Through the ages this pagoda, the Shwedagon, has been added to until in 1774 it was raised to its present height of 326 ft. by Shin ByU Shin, King of Ava. Since the Shwedagon is on a hill overlooking Rangoon, it has a commanding position and dominates the landscape. Rising from the summit of the hill which has been levelled to form a plat form about 900 ft. long and 700 ft. wide the Pagoda is surrounded by tazaungs (shelters) which have some of the finest woodcraft and mosaic work existing in the world today. These tazaungs may have as many as five, seven or nine storied roofs some culminating in a spire and hti (umbrella). There are also almost innumerable figures of the Buddha of brass or of alabaster.
The Wonder Of The World
If the world has but seven wonders, then Shwedagon is not the least of them and there are many even among the non-Buddhists who come from the ends of the earth to see the beauty and romance of almost-fairy architecture, though there are those who, objecting to the Eastern injunction (given also to Moses) : "Take off thy shoes, for thou art upon Holy Ground", do not enter when they find that it is necessary to remove one's footwear. This prejudice is now happily dying out.
Many distinguished visitors in recent times have expressed their awe and reverence and have used that very phrase one of the wonders of the world ". With all the reverence and all the wonder inspired by this mighty symbol, one gets also the atmosphere of quiet happiness and tranquil joy that is so peculiarly Buddhist. A few of the many entries in the Visitors' Book show this.
" My visit to the Shwedagon Pagoda this morning is the fulfillment of a long-cherished ambition. Ever since I first heard of the Pagoda many years ago, as one of the world's supreme art treasures, I have looked forward to the day when its beauty and interest would change from a dream to a reality. Thanks to the kindness and courtesy of the Trustees of the Pagoda my dream has now come true. The Pagoda, in all its grace and dignity, has witnessed many dramatic events in Burma's long and illustrious history. I am happy to think that it will so soon witness the achievement by Burma of complete national independence, and the beginning of a new and glorious chapter in the career of a great people. May Britain and Burma always walk together as friends and equals."(7th September 1947; Lord LISTOWEL)
"The members of the United Kingdom Defence Mission to Burma were shown round the Pagoda on 24th August 1947. We have looked forward since our arrival in Burma to paving this visit not only because the Pagoda is, as a work of art, one of the wonders of the world, but also because of its particular significance as a symbol of Burmese unity.
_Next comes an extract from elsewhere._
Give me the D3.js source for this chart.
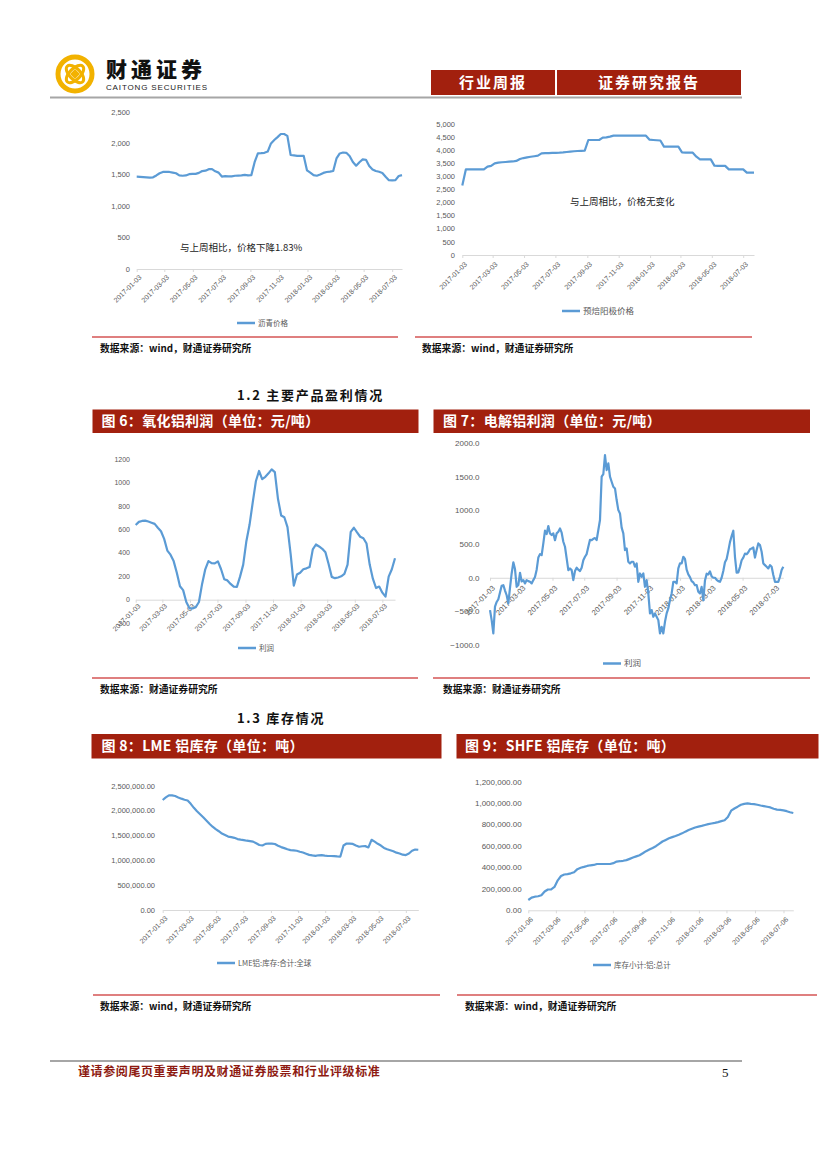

The peoples of Great Britain and Burma will find mutual understanding easier to achieve if they can share together the appreciation of the world's treasures. We have felt this morning particularly, understanding of the aspirations and ideals of a united and independent Burma.( 24th August 1947; JOHN FREEMAN, Parliamentary Under Secretary of State,War Office. )
"I have been told of the Shwedagon Pagoda. I have read of the Shwedagon Pagoda. Now I have seen the Shwedagon Pagoda, and that is the best of all.
I am deeply grateful to the Trustees of the Pagoda for their kind welcome to me and my wife and members of my staff.
I regard it as a good omen that one of my first acts after my arrival in Rangoon as the High Commissioner of the United Kingdom has been to visit this wonderful shrine." (1st December 1947 JAMES BOWKER.)
"The dignity and splendour of what I have seen this evening I find difficult to express in words. What is even more striking is the atmosphere of peace and tranquillity. A visit to such surroundings is an inspiration and a source of spiritual strength and sustenance. My visit will remain one of the most cherished memories of my life. "(6th January 1948; ARTHUR HENDERSON, Secretary of State.)
Fire, earthquakes, the ravages of time and the inclemencies of the weather and, during the last war, British and Japanese bombs, have menaced the Shwedagon but still it gleams majestically towards the sky and Ralph Fitch's words are still as true: "It is, as I suppose, the fairest place that doe bee in all the Worlde."